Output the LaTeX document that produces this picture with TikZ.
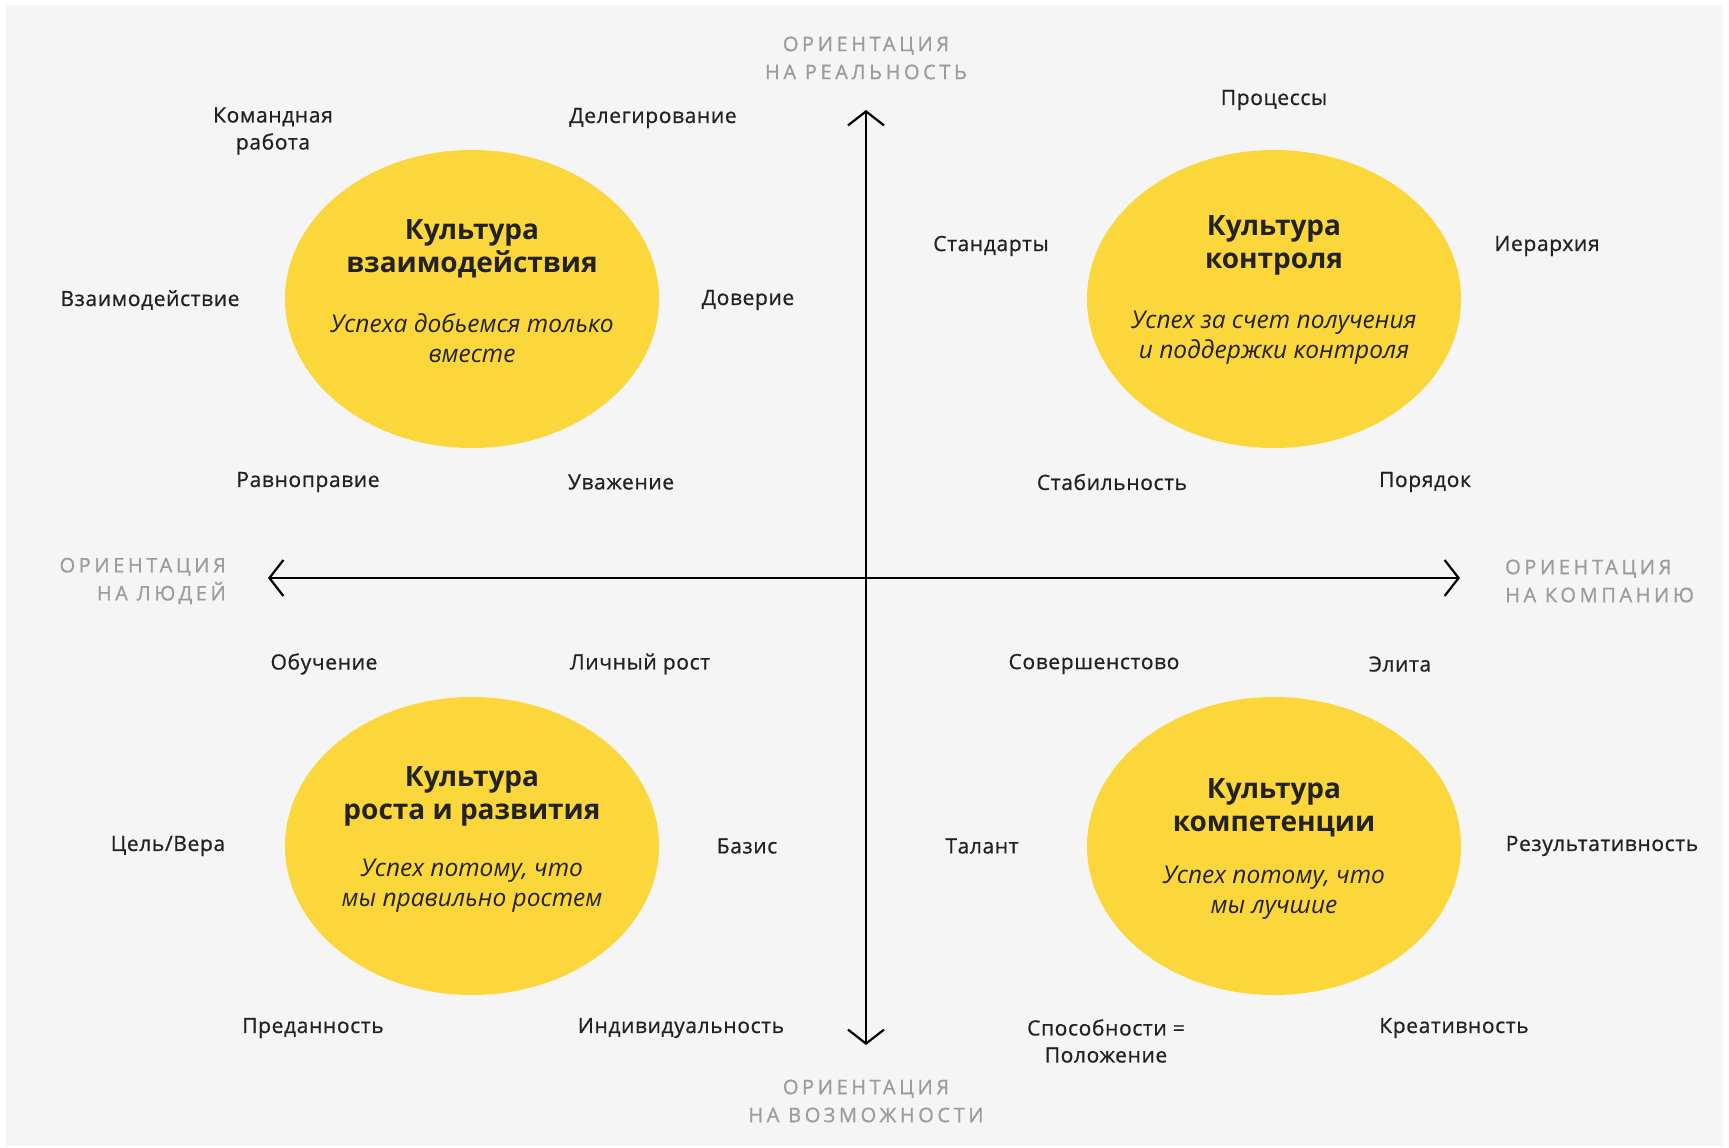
\documentclass[tikz,border=0pt]{standalone}
\usepackage{fontspec}
\setmainfont{Open Sans}
\newfontfamily\lblfont{Open Sans}[FakeBold=0.8, LetterSpace=3]
\newfontfamily\axfont{Open Sans}[FakeBold=1, LetterSpace=18]
\usetikzlibrary{arrows.meta,shapes.geometric}
\definecolor{bg}{HTML}{F5F5F5}
\definecolor{yel}{HTML}{FCD73B}
\definecolor{ink}{HTML}{222222}
\definecolor{axisgrey}{HTML}{9C9C9C}
\begin{document}
\begin{tikzpicture}[x=1pt,y=-1pt,
  lbl/.style={font=\lblfont\fontsize{21}{27}\selectfont, text=ink, align=center, inner sep=0pt},
  axlbl/.style={font=\axfont\fontsize{20}{28}\selectfont, text=axisgrey, inner sep=0pt},
  blob/.style={ellipse, fill=yel, minimum width=374pt, minimum height=298pt, inner sep=0pt},
  ttl/.style={font=\bfseries\fontsize{28}{33}\selectfont, text=ink, align=center, inner sep=0pt},
  sub/.style={font=\itshape\fontsize{24.5}{30}\selectfont, text=ink, align=center, inner sep=0pt},
  axis/.style={line width=2.2pt, draw=black, {Straight Barb[length=14pt,width=36pt,line width=2.2pt]}-{Straight Barb[length=14pt,width=36pt,line width=2.2pt]}}
]
\useasboundingbox (0,0) rectangle (1729,1148);
\fill[white] (0,0) rectangle (1729,1148);
\fill[bg] (6,5) rectangle (1723,1146);

% ellipses
\node[blob] (c1) at (472,299) {};
\node[blob] (c2) at (1274,299) {};
\node[blob] (c3) at (472,846) {};
\node[blob] (c4) at (1274,846) {};

% axes
\coordinate (top) at (866,110);
\coordinate (bot) at (866,1045);
\coordinate (lft) at (268,578);
\coordinate (rgt) at (1460,578);
\draw[axis] (top) -- (bot);
\draw[axis] (lft) -- (rgt);

% axis labels
\node[axlbl, align=center] (aTop) at (866,58) {ОРИЕНТАЦИЯ\\НА РЕАЛЬНОСТЬ};
\node[axlbl, align=center] (aBot) at (866,1101) {ОРИЕНТАЦИЯ\\НА ВОЗМОЖНОСТИ};
\node[axlbl, align=right, anchor=east] (aLft) at (226,581) {ОРИЕНТАЦИЯ\\НА ЛЮДЕЙ};
\node[axlbl, align=left, anchor=west] (aRgt) at (1505,581) {ОРИЕНТАЦИЯ\\НА КОМПАНИЮ};

% ellipse texts
\node[ttl] (t1) at (472,249) {Культура\\взаимодействия};
\node[sub] (s1) at (472,338) {Успеха добьемся только\\вместе};
\node[ttl] (t2) at (1274,245) {Культура\\контроля};
\node[sub] (s2) at (1274,338) {Успех за счет получения\\и поддержки контроля};
\node[ttl] (t3) at (472,796) {Культура\\роста и развития};
\node[sub] (s3) at (472,886) {Успех потому, что\\мы правильно ростем};
\node[ttl] (t4) at (1274,808) {Культура\\компетенции};
\node[sub] (s4) at (1274,893) {Успех потому, что\\мы лучшие};

% quadrant 1 labels
\node[lbl] (l1) at (273,131) {Командная\\работа};
\node[lbl] (l2) at (653,118) {Делегирование};
\node[lbl] (l3) at (150,300) {Взаимодействие};
\node[lbl] (l4) at (748,300) {Доверие};
\node[lbl] (l5) at (308,482) {Равноправие};
\node[lbl] (l6) at (621,482) {Уважение};
% quadrant 2 labels
\node[lbl] (l7) at (1274,100) {Процессы};
\node[lbl] (l8) at (991,246) {Стандарты};
\node[lbl] (l9) at (1547,246) {Иерархия};
\node[lbl] (l10) at (1112,482) {Стабильность};
\node[lbl] (l11) at (1425,482) {Порядок};
% quadrant 3 labels
\node[lbl] (l12) at (324,664) {Обучение};
\node[lbl] (l13) at (640,664) {Личный рост};
\node[lbl] (l14) at (168,846) {Цель/Вера};
\node[lbl] (l15) at (747,846) {Базис};
\node[lbl] (l16) at (313,1028) {Преданность};
\node[lbl] (l17) at (681,1028) {Индивидуальность};
% quadrant 4 labels
\node[lbl] (l18) at (1094,664) {Совершенстово};
\node[lbl] (l19) at (1400,664) {Элита};
\node[lbl] (l20) at (982,846) {Талант};
\node[lbl] (l21) at (1602,846) {Результативность};
\node[lbl] (l22) at (1106,1041) {Способности =\\Положение};
\node[lbl] (l23) at (1454,1028) {Креативность};
\end{tikzpicture}
\end{document}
----
• _Short problem_
Write out, word for word, the lines from the start of the data through the one holding "(c4) at (1274,846)". Omit pictures.

• _Result for this task_
Output the LaTeX document that produces this picture with TikZ.
\documentclass[tikz,border=0pt]{standalone}
\usepackage{fontspec}
\setmainfont{Open Sans}
\newfontfamily\lblfont{Open Sans}[FakeBold=0.8, LetterSpace=3]
\newfontfamily\axfont{Open Sans}[FakeBold=1, LetterSpace=18]
\usetikzlibrary{arrows.meta,shapes.geometric}
\definecolor{bg}{HTML}{F5F5F5}
\definecolor{yel}{HTML}{FCD73B}
\definecolor{ink}{HTML}{222222}
\definecolor{axisgrey}{HTML}{9C9C9C}
\begin{document}
\begin{tikzpicture}[x=1pt,y=-1pt,
  lbl/.style={font=\lblfont\fontsize{21}{27}\selectfont, text=ink, align=center, inner sep=0pt},
  axlbl/.style={font=\axfont\fontsize{20}{28}\selectfont, text=axisgrey, inner sep=0pt},
  blob/.style={ellipse, fill=yel, minimum width=374pt, minimum height=298pt, inner sep=0pt},
  ttl/.style={font=\bfseries\fontsize{28}{33}\selectfont, text=ink, align=center, inner sep=0pt},
  sub/.style={font=\itshape\fontsize{24.5}{30}\selectfont, text=ink, align=center, inner sep=0pt},
  axis/.style={line width=2.2pt, draw=black, {Straight Barb[length=14pt,width=36pt,line width=2.2pt]}-{Straight Barb[length=14pt,width=36pt,line width=2.2pt]}}
]
\useasboundingbox (0,0) rectangle (1729,1148);
\fill[white] (0,0) rectangle (1729,1148);
\fill[bg] (6,5) rectangle (1723,1146);

% ellipses
\node[blob] (c1) at (472,299) {};
\node[blob] (c2) at (1274,299) {};
\node[blob] (c3) at (472,846) {};
\node[blob] (c4) at (1274,846) {};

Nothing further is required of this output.